In all of her spare time, Pfeiffer becomes convinced through suspicious spying that one of the neighbors has murdered his significant other, and comes to believe that her ghost is attempting to communicate. When the woman is found to be quite alive and well, Pfeiffer becomes an emotionally wrecked girl-who-cried-wolf, as it seems that someone's ghost still wants something.
A psychiatrist can't seem to fix her problems, and her busy husband begins to lose patience with her and her unbelievable story. Meanwhile, images of the ghastly specter continue to haunt her and disturb objects within the house.
Sounds pretty creepy, eh? It is, despite being panned by critics.
It's obvious to even an average movie-goer like myself, that with Beneath, Director Robert Zemeckis was paying homage to classic master of suspense, Alfred Hitchcock.

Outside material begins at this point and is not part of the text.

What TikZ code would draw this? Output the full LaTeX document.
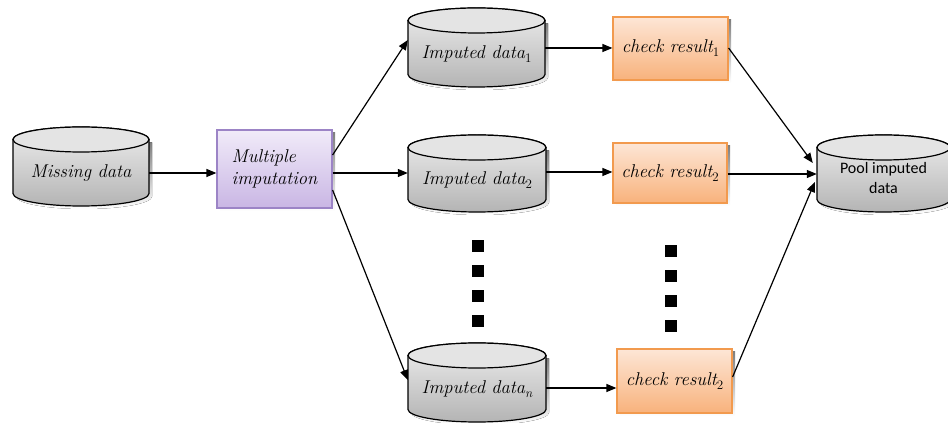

The "bathtub scene" in this movie makes Psycho's "shower scene" look like milk and cookies.
In parts, I could sense that the main actor and actress were almost constrained — through no fault of their own — by a script conspicuously brewed from a most Hitchcockian formula. Without giving away too much (as if the movie trailers already haven't), I will say that while the movie remains largely unpredictable, there are times when its homage to the master borders on clear imitation.
All the same, many in a scared and satisfied audience gave the movie applause at its end. While walking out of the theater, I heard more than one person commenting on how Beneath is one of the creepiest, scariest movies they'd ever seen.
Don't listen to the critics. What Lies Beneath is worth paying full price to see on the big screen.